From his definition, I assume that ESNs could represent a type of ICT tool that an organization could leverage for learning purposes. It has both the system aspect to reach many individuals across different business units and locations; and the social one to promote the development of interactions and sustainability of relationships.  Some of the ‘learning systems’ an ESN tool should enable, link to or incorporate as part of its overall design:

  • Professional Profile pages with detailed information regarding background and expertise that could potentially serve as Transactive Memory System (TMSs) where subject matter experts are identified for the organization to help guide other employees or code knowledge and make it explicit for the benefit of the organization. Organizations could potentially enable real time Q&A sessions with experts. These interactions generate a space to respond to questions, issues or opportunities employees are facing in their areas. It could also promote interaction from members of different areas that impact the same process.
  • Specialized (Open or Closed) Groups by leveraging the concepts of Communities of Practice (CoP). The organization could create formal (i.e. Women Initiative, Latin Forums) and informal (i.e. those that arise organically in different business levels, units or groups) forums where the knowledge and ideas are shared and discussed amongst individuals with similar values and interests to promote networking and collaboration with the goal of (individual and/or operational) improvement and innovation.
  • Management Training Programs or Cohort Groups (i.e. GE’s Financial Management Program) by leveraging the concept of Communities of Inquiry (CoI) where individuals could gain new skills or further their expertise as required by the organization. The courses could be led by instructors and generate a space for employees to engage in social learning. Combining an online learning portion together with a presence one will help reduce organizational costs (i.e. travel and activity expenses) and employees will still be able to develop lasting relationships with their peers through both methods of learning.
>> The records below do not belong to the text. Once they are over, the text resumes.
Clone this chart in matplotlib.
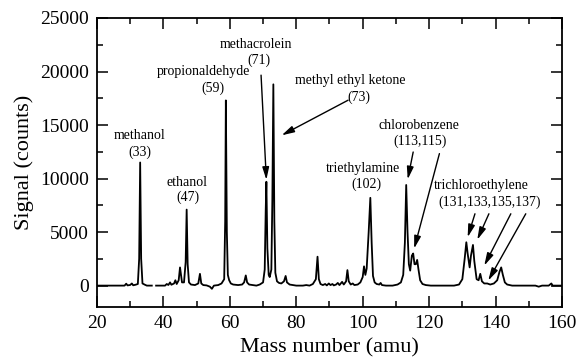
import numpy as np
import matplotlib
matplotlib.use("Agg")
import matplotlib.pyplot as plt
from matplotlib.ticker import MultipleLocator

# Mass spectrum trace: vertices (mass in amu, signal in counts); NaN marks a gap in the scan
mass = [
    20, 28.3, 28.8, 29.2, 30.0, 30.5, 30.9, 31.6, 32.3, 32.7, 33.0, 33.3, 33.7, 34.3, 35.0, 36.5,
    37.1,
    37.8, 40.5, 41.0, 41.5, 42.0, 42.4, 43.2, 43.6, 44.0, 44.6, 45.0, 45.3, 45.6, 46.2, 46.7,
    47.0, 47.3, 47.7, 48.3, 49.5, 50.5, 51.0, 51.4, 52.0, 53.0, 54.0, 54.6, 55.2, 56.5, 57.5,
    58.3, 58.6, 58.8, 59.1, 59.4, 59.8, 60.3, 61.0, 62.5, 63.7, 64.3, 64.8, 65.2, 65.8, 67.0,
    68.0, 69.0, 70.0, 70.5, 70.8, 71.0, 71.3, 71.7, 72.0, 72.5, 72.8, 73.1, 73.4, 73.7, 74.2,
    74.8, 75.5, 76.3, 76.8, 77.2, 78.0, 79.0, 80.0, 82.0, 83.0, 84.0, 85.0, 85.9, 86.4, 86.8,
    87.3, 88.0, 88.7, 89.2, 89.8, 90.3, 90.9, 91.3, 92.0, 92.5, 93.0, 93.8, 94.3, 95.0, 95.4,
    95.8, 96.4, 97.0, 97.5, 98.5, 99.3, 100.0, 100.4, 100.8, 101.2, 101.8, 102.3, 102.7, 103.1,
    103.6, 104.2, 105.0, 105.4, 105.8, 107.0, 109.0, 110.5, 111.5, 112.2, 112.7, 113.1, 113.5,
    113.9, 114.3, 114.8, 115.2, 115.6, 116.0, 116.4, 116.8, 117.3, 118.0, 119.0, 120.5, 127.5,
    129.0, 130.0, 130.7, 131.2, 131.6, 132.2, 132.6, 133.2, 133.6, 134.3, 134.9, 135.4, 135.9,
    136.6, 137.5, 138.4, 139.5, 140.5, 141.2, 141.7, 142.2, 142.8, 143.5, 145.0, 152.0, 153.0,
    154.0, 156.0, 156.8, 157.2, 160.0,
]
signal = [
    0, 0, 180, 20, 60, 200, 30, 80, 150, 2500, 11500, 2500, 200, 100, 0, 0,
    np.nan,
    0, 0, 150, 60, 300, 80, 200, 500, 150, 500, 1700, 1000, 300, 300, 2200,
    7100, 2000, 300, 100, 50, 200, 1100, 200, 50, 20, -100, -300, 0, 50, 200,
    600, 6000, 17300, 5000, 1000, 500, 200, 100, 50, 100, 300, 950, 300, 100, 50,
    0, 100, 300, 1500, 7000, 9700, 3500, 1000, 800, 1500, 8000, 18800, 6000, 1200, 400,
    250, 200, 400, 900, 300, 100, 50, 0, 0, 50, 0, 150, 600, 2700, 600,
    150, 50, 150, 20, 200, 50, 150, 20, 100, 250, 50, 350, 100, 400, 1450,
    400, 100, 200, 50, 100, 300, 800, 1800, 1000, 1600, 5000, 8200, 4000, 900,
    300, 150, 100, 250, 50, 0, 0, 100, 300, 1000, 4000, 9400, 5000,
    2000, 1400, 2800, 3000, 2000, 2000, 2400, 1500, 500, 150, 50, 0, 0,
    100, 600, 2500, 4050, 3000, 1700, 2800, 3800, 2300, 600, 500, 1100, 400,
    200, 200, 100, 200, 500, 1300, 1700, 1000, 300, 100, 0, 0, -100,
    0, 0, 200, 0, 0,
]

x_ticks = [20, 40, 60, 80, 100, 120, 140, 160]
y_ticks = [0, 5000, 10000, 15000, 20000, 25000]

plt.rcParams["font.family"] = ["Liberation Serif", "DejaVu Serif"]

fig = plt.figure(figsize=(5.79, 3.59), dpi=100)
ax = fig.add_axes([0.1675, 0.1448, 0.8031, 0.8051])

ax.plot(mass, signal, color="black", lw=1.3, solid_joinstyle="round")

ax.set_xlim(20, 160)
ax.set_ylim(-2000, 25000)
ax.set_xticks(x_ticks)
ax.set_yticks(y_ticks)
ax.xaxis.set_minor_locator(MultipleLocator(10))
ax.yaxis.set_minor_locator(MultipleLocator(2500))
ax.tick_params(which="both", direction="in", top=True, right=True, width=1.1,
               labelsize=14, colors="black")
ax.tick_params(which="major", length=8, pad=6)
ax.tick_params(which="minor", length=4.5)
for sp in ax.spines.values():
    sp.set_linewidth(1.3)

ax.set_xlabel("Mass number (amu)", fontsize=16, labelpad=4)
ax.set_ylabel("Signal (counts)", fontsize=16, labelpad=4)

# Compound labels, one text per line
txt = dict(ha="center", va="center", fontsize=10)
labels = [
    (32.7, 14045, "methanol"), (32.9, 12480, "(33)"),
    (47.2, 9670, "ethanol"), (47.3, 8240, "(47)"),
    (52.1, 19970, "propionaldehyde"), (54.9, 18420, "(59)"),
    (67.9, 22540, "methacrolein"), (68.8, 21070, "(71)"),
    (96.2, 19190, "methyl ethyl ketone"), (98.9, 17600, "(73)"),
    (100.1, 10955, "triethylamine"), (101.0, 9457, "(102)"),
    (117.0, 14980, "chlorobenzene"), (117.3, 13480, "(113,115)"),
    (135.6, 9360, "trichloroethylene"), (138.3, 7800, "(131,133,135,137)"),
]
for x, y, s in labels:
    ax.text(x, y, s, **txt)

arrow = dict(arrowstyle="-|>,head_length=0.75,head_width=0.2", color="black",
             lw=1.0, shrinkA=0, shrinkB=0, mutation_scale=10)
arrows = [
    ((69.4, 19660), (71.0, 9880)),
    ((95.6, 17320), (75.6, 14040)),
    ((115.2, 12480), (113.55, 9925)),
    ((123.1, 12330), (115.5, 3460)),
    ((133.8, 6710), (131.6, 4520)),
    ((138.0, 6710), (134.5, 4280)),
    ((144.6, 6710), (136.6, 1870)),
    ((149.1, 6710), (137.8, 470)),
]
for start, end in arrows:
    ax.annotate("", xy=end, xytext=start, arrowprops=arrow)

fig.savefig("out.png", dpi=100)
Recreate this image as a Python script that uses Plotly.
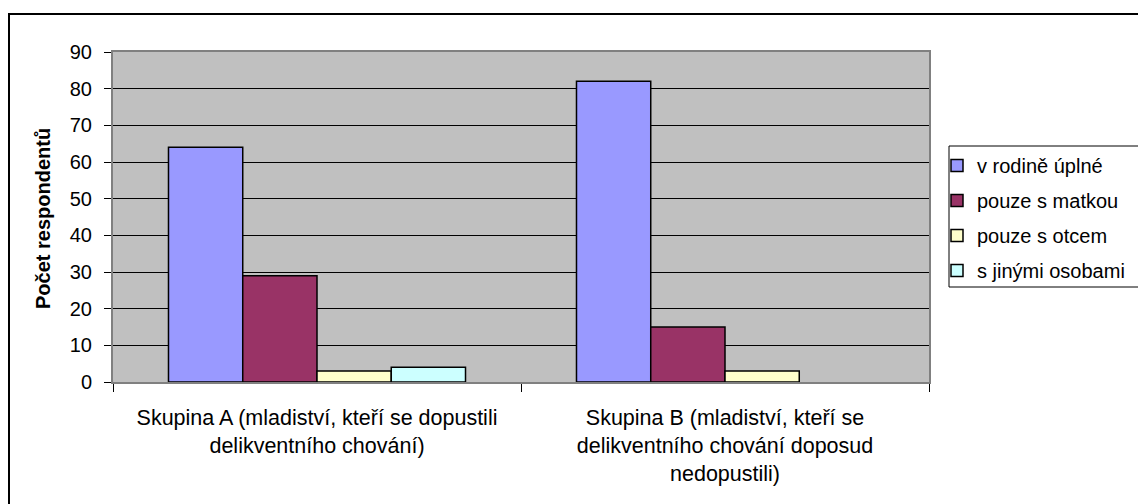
import plotly.graph_objects as go

categories = [
    "Skupina A (mladiství, kteří se dopustili<br>delikventního chování)",
    "Skupina B (mladiství, kteří se<br>delikventního chování doposud<br>nedopustili)",
]
series_names = ["v rodině úplné", "pouze s matkou", "pouze s otcem", "s jinými osobami"]
v_rodine_uplne = [64, 82]
pouze_s_matkou = [29, 15]
pouze_s_otcem = [3, 3]
s_jinymi_osobami = [4, None]
y_ticks = [0, 10, 20, 30, 40, 50, 60, 70, 80, 90]

colors = ["#9999FF", "#993366", "#FFFFCC", "#CCFFFF"]
values = [v_rodine_uplne, pouze_s_matkou, pouze_s_otcem, s_jinymi_osobami]

FONT = "Liberation Sans, Arial, sans-serif"

fig = go.Figure()
for i, (name, vals) in enumerate(zip(series_names, values)):
    fig.add_trace(go.Bar(
        x=categories, y=vals, name=name,
        marker=dict(color=colors[i], line=dict(color="#000000", width=1.5)),
        legendgroup=f"g{i}",
    ))

# page body has an 8px margin; work in page pixel coordinates
OFF = 8
W, H = 1146 - OFF, 504 - OFF
L, R, T, B = 113, 929, 52, 382   # plot area in page pixels
pw, ph = R - L, B - T

def px_x(x):
    return (x - L) / pw

def px_y(y):
    return (B - y) / ph

fig.update_layout(
    width=W, height=H,
    margin=dict(l=L - OFF, r=(W + OFF) - R, t=T - OFF, b=(H + OFF) - B, autoexpand=False),
    paper_bgcolor="white",
    plot_bgcolor="#C0C0C0",
    barmode="group",
    bargap=0.272,
    bargroupgap=0,
    font=dict(family=FONT, size=18, color="#000000"),
    showlegend=True,
    legend=dict(
        x=px_x(937), y=px_y(146), xanchor="left", yanchor="top",
        bgcolor="rgba(0,0,0,0)", borderwidth=0,
        font=dict(family=FONT, size=20, color="#000000"),
        tracegroupgap=6,
        traceorder="grouped",
        itemwidth=30,
    ),
    xaxis=dict(
        type="category",
        showline=True, linecolor="#808080", linewidth=2, mirror=True,
        ticks="outside", tickson="boundaries", ticklen=8, tickcolor="#000000", tickwidth=1,
        ticklabelstandoff=15,
        tickfont=dict(family=FONT, size=21.5, color="#000000"),
        tickangle=0,
        showgrid=False,
    ),
    yaxis=dict(
        range=[0, 90],
        tickvals=y_ticks,
        showline=True, linecolor="#808080", linewidth=2, mirror=True,
        ticks="outside", ticklen=7, tickcolor="#000000", tickwidth=1,
        ticklabelstandoff=8,
        tickfont=dict(family=FONT, size=20, color="#000000"),
        showgrid=True, gridcolor="#000000", gridwidth=1,
        zeroline=False,
    ),
    annotations=[dict(
        text="<b>Počet respondentů</b>", textangle=-90,
        xref="paper", yref="paper", x=px_x(43), y=px_y(219),
        xanchor="center", yanchor="middle", showarrow=False,
        font=dict(family=FONT, size=20, color="#000000"),
    )],
    shapes=[
        dict(
            type="rect", xref="paper", yref="paper",
            x0=px_x(9), y0=px_y(14), x1=px_x(1170), y1=px_y(530),
            line=dict(color="#000000", width=2), fillcolor="rgba(0,0,0,0)",
            layer="above",
        ),
        dict(
            type="rect", xref="paper", yref="paper",
            x0=px_x(949), y0=px_y(146), x1=px_x(1160), y1=px_y(287),
            line=dict(color="#000000", width=1), fillcolor="rgba(0,0,0,0)",
            layer="above",
        ),
    ],
)

fig.write_html("out.html")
Through ESNs, organizations can provide a social digital environment where there is coded knowledge (i.e. Standard Operating Procedures, OSHA Manuals, FDA Quality Requirements) available for everyone but most importantly there is a space or place where employees can communicate, share and openly discuss ideas. The richness of this environment relies on the quality of interactions among individuals from the different business units (i.e. cross-communities) and locations, with various levels of experience (i.e. based on tenure or role) and expertise (i.e. finance vs engineering).
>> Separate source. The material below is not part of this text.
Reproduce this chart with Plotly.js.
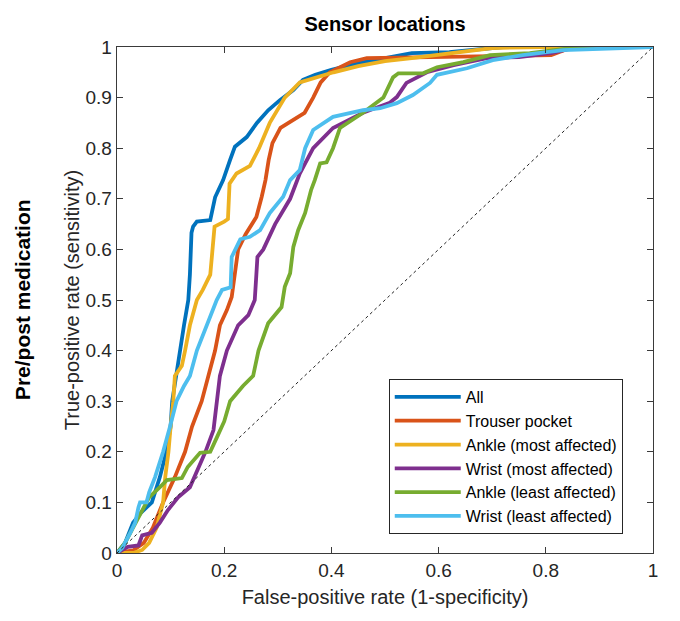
<!DOCTYPE html>
<html>
<head>
<meta charset="utf-8">
<script src="https://cdn.plot.ly/plotly-3.0.1.min.js"></script>
<style>html,body{margin:0;padding:0;background:#fff;}#chart{width:680px;height:621px;}</style>
</head>
<body>
<div id="chart"></div>
<script>
const seriesNames = ["All", "Trouser pocket", "Ankle (most affected)", "Wrist (most affected)", "Ankle (least affected)", "Wrist (least affected)"];
const seriesColors = ["#0072BD", "#D95319", "#EDB120", "#7E2F8E", "#77AC30", "#4DBEEE"];

const allX = [0,0.015,0.03,0.045,0.065,0.08,0.092,0.10,0.103,0.11,0.118,0.125,0.133,0.136,0.139,0.142,0.149,0.174,0.183,0.198,0.211,0.22,0.242,0.261,0.282,0.304,0.329,0.347,0.37,0.40,0.45,0.5,0.55,0.62,0.72,1];
const allY = [0,0.02,0.06,0.08,0.10,0.15,0.2,0.25,0.3,0.35,0.4,0.45,0.5,0.55,0.633,0.645,0.655,0.658,0.703,0.737,0.777,0.803,0.822,0.85,0.875,0.895,0.915,0.935,0.945,0.955,0.968,0.978,0.988,0.99,1,1];

const pocketX = [0,0.03,0.05,0.067,0.086,0.108,0.127,0.14,0.158,0.17,0.183,0.192,0.205,0.214,0.22,0.226,0.24,0.26,0.27,0.277,0.283,0.29,0.305,0.326,0.35,0.366,0.38,0.397,0.435,0.466,0.55,0.7,0.81,0.85,1];
const pocketY = [0,0.005,0.02,0.05,0.10,0.15,0.2,0.25,0.3,0.35,0.4,0.45,0.48,0.506,0.55,0.6,0.63,0.664,0.704,0.737,0.777,0.81,0.84,0.855,0.87,0.9,0.93,0.95,0.97,0.978,0.98,0.982,0.984,1,1];

const ankleMostX = [0,0.03,0.047,0.06,0.074,0.086,0.09,0.096,0.1,0.105,0.108,0.121,0.127,0.136,0.149,0.16,0.174,0.179,0.182,0.2,0.207,0.21,0.223,0.248,0.265,0.285,0.313,0.341,0.37,0.404,0.45,0.5,0.55,0.646,0.7,0.8,1];
const ankleMostY = [0,0.0,0.006,0.02,0.05,0.1,0.15,0.2,0.25,0.3,0.35,0.37,0.4,0.45,0.5,0.52,0.55,0.6,0.645,0.655,0.66,0.73,0.75,0.765,0.8,0.85,0.9,0.93,0.94,0.95,0.962,0.972,0.978,0.99,0.998,1,1];

const wristMostX = [0,0.02,0.04,0.047,0.065,0.08,0.095,0.114,0.136,0.165,0.18,0.187,0.192,0.205,0.226,0.245,0.257,0.26,0.262,0.273,0.295,0.323,0.341,0.366,0.403,0.459,0.509,0.522,0.54,0.58,0.628,0.69,0.75,0.81,0.86,1];
const wristMostY = [0,0.012,0.015,0.035,0.04,0.06,0.085,0.11,0.13,0.2,0.243,0.3,0.35,0.4,0.45,0.47,0.5,0.55,0.585,0.6,0.65,0.7,0.75,0.8,0.84,0.87,0.89,0.901,0.929,0.951,0.964,0.978,0.98,0.988,1,1];

const ankleLeastX = [0,0.015,0.03,0.049,0.06,0.08,0.093,0.121,0.132,0.155,0.174,0.187,0.2,0.211,0.235,0.254,0.264,0.282,0.307,0.313,0.323,0.329,0.338,0.351,0.362,0.369,0.379,0.391,0.403,0.416,0.459,0.497,0.515,0.525,0.571,0.597,0.646,0.696,0.77,0.864,1];
const ankleLeastY = [0,0.02,0.05,0.09,0.11,0.13,0.144,0.148,0.17,0.198,0.2,0.23,0.26,0.3,0.33,0.35,0.4,0.454,0.486,0.526,0.553,0.605,0.638,0.672,0.717,0.737,0.77,0.772,0.8,0.84,0.87,0.9,0.94,0.948,0.948,0.96,0.97,0.984,0.988,1,1];

const wristLeastX = [0,0.01,0.025,0.034,0.04,0.043,0.055,0.06,0.071,0.086,0.099,0.111,0.125,0.136,0.149,0.167,0.186,0.196,0.212,0.214,0.23,0.248,0.267,0.285,0.31,0.323,0.341,0.351,0.366,0.403,0.459,0.491,0.522,0.552,0.584,0.597,0.653,0.701,0.757,0.832,0.98,1];
const wristLeastY = [0,0.01,0.04,0.06,0.09,0.1,0.1,0.12,0.15,0.2,0.25,0.3,0.33,0.35,0.4,0.45,0.5,0.52,0.525,0.585,0.62,0.625,0.638,0.672,0.704,0.737,0.757,0.8,0.836,0.862,0.875,0.879,0.889,0.905,0.929,0.945,0.958,0.974,0.984,0.994,1,1];

const chanceX = [0, 1];
const chanceY = [0, 1];

const xTicks = [0, 0.2, 0.4, 0.6, 0.8, 1];
const xTickText = ["0", "0.2", "0.4", "0.6", "0.8", "1"];
const yTicks = [0, 0.1, 0.2, 0.3, 0.4, 0.5, 0.6, 0.7, 0.8, 0.9, 1];
const yTickText = ["0", "0.1", "0.2", "0.3", "0.4", "0.5", "0.6", "0.7", "0.8", "0.9", "1"];

const xs = [allX, pocketX, ankleMostX, wristMostX, ankleLeastX, wristLeastX];
const ys = [allY, pocketY, ankleMostY, wristMostY, ankleLeastY, wristLeastY];

const traces = xs.map((x, i) => ({
  x: x, y: ys[i], type: "scatter", mode: "lines", name: seriesNames[i],
  line: {color: seriesColors[i], width: 3.8}
}));
traces.push({x: chanceX, y: chanceY, type: "scatter", mode: "lines", showlegend: false,
  line: {color: "#222", width: 1, dash: "3px,3px"}});

const font = "Liberation Sans, Arial, sans-serif";
const axisCommon = {
  showgrid: false, zeroline: false, showline: true, mirror: "ticks", linecolor: "#3a3a3a", linewidth: 1.3,
  ticks: "inside", ticklen: 6, tickcolor: "#3a3a3a", tickwidth: 1,
  tickfont: {family: font, size: 19, color: "#262626"}
};

const layout = {
  width: 680, height: 621,
  margin: {l: 117, r: 27, t: 47, b: 68},
  paper_bgcolor: "#fff", plot_bgcolor: "#fff",
  title: {text: "<b>Sensor locations</b>", font: {family: font, size: 20, color: "#000"}, x: 0.5, xref: "paper", xanchor: "center", y: 0.962, yanchor: "middle"},
  xaxis: Object.assign({}, axisCommon, {range: [0, 1], tickvals: xTicks, ticktext: xTickText,
    title: {text: "False-positive rate (1-specificity)", font: {family: font, size: 20, color: "#262626"}, standoff: 10}}),
  yaxis: Object.assign({}, axisCommon, {range: [0, 1], tickvals: yTicks, ticktext: yTickText,
    title: {text: "True-positive rate (sensitivity)", font: {family: font, size: 20, color: "#262626"}, standoff: 0}}),
  legend: {x: 0.507, y: 0.0375, xanchor: "left", yanchor: "bottom", bgcolor: "#fff", bordercolor: "#262626", borderwidth: 1,
    font: {family: font, size: 16, color: "#000"}, itemwidth: 66, tracegroupgap: 0},
  annotations: [{text: "<b>Pre/post medication</b>", xref: "paper", yref: "paper", x: -0.177, y: 0.5, textangle: -90,
    showarrow: false, font: {family: font, size: 21, color: "#000"}, xanchor: "center", yanchor: "middle"}],
  showlegend: true
};

Plotly.newPlot("chart", traces, layout, {displayModeBar: false, staticPlot: true});
</script>
</body>
</html>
Besides the cultural aspects of change management that should take place when implementing a new methodology like LEAN, I argue that through digital social interactions, employees become aware of new or proven ideas that potentially lead to questioning the status quo. With empowerment from the organization, they could engage in defining better ways of doing things, being more effective and efficient, and improving their own processes (less variable, more flexible). LEAN continuous improvement efforts and tools can also benefit from ESNs, some of the tools could leverage the social dynamics that arise within the network:

  • Value Stream Maps – process maps to document and improve the flow of products, service or materials in a process highlighting the value and non-value added activities from the customer’s perspective. It could leverage ESNs to:
    • create a live map for processes that touch different units by engaging in a collective effort where people across various business units engage in cross-community exchanges for its creation,
    • designate process owners and participants to engage in forum discussions to come up with potential Kaizen (see below) ideas, having different people that are not necessarily involve in the day to day process could help identify more opportunities, and
    • further help to enable a ‘customer centric’ mentality, since the process is mapped and assessed from their journey standpoint.
  • Kaizen (Japanese word for ‘change for better’) – events where representatives from different functions join efforts to resolve an issue with the goal of improving the process. It could leverage ESNs to:
    • meet event participants and research their credentials ahead of time,
    • engage in and document brainstorming ideas prior to the physical encounter,
    • share the documented face to face discussion agreements,
    • track performance after the event to ensure agreed goals are met, and
    • incorporate or share with management to communicate event specifics (before, during and after the event).
  • 5S (Sort, Store, Shine, Standardize, Sustain) – a workplace organization method where employees: (1) sort workplace objects, keeping valuable items and disposing of unnecessary ones, (2) arrange materials for easy access and prevent loses throughout the process, (3) clean the areas and maintain equipment, (4) standardize organization and storing process across areas, and (5) establish procedures for sustainability of changes. It could leverage ESNs to:
    • promote and share 5S best practices,
    • engage business units in a healthy competition (or apply gaming strategies) for the most 5S compliant unit, and
    • facilitate and communicate management expectations of area maintenance requirements and specifications.

Finally, ESNs help organizations communicate faster and clearly with employees, key when there is a change in process being piloted or rolled out. Leaders could leverage the platform and enable a continuous improvement environment by publicly sharing and recognizing the efforts, ‘small wins’ and success stories where best practices were leveraged or processes were improved as a result of these digital social interactions. I believe that as employees learn the benefits of leveraging the ESN they will become more invested and engaged in using the tool. It is also important because it shows that management is vested in the tool and takes an active role on promoting engagement for its sustainability.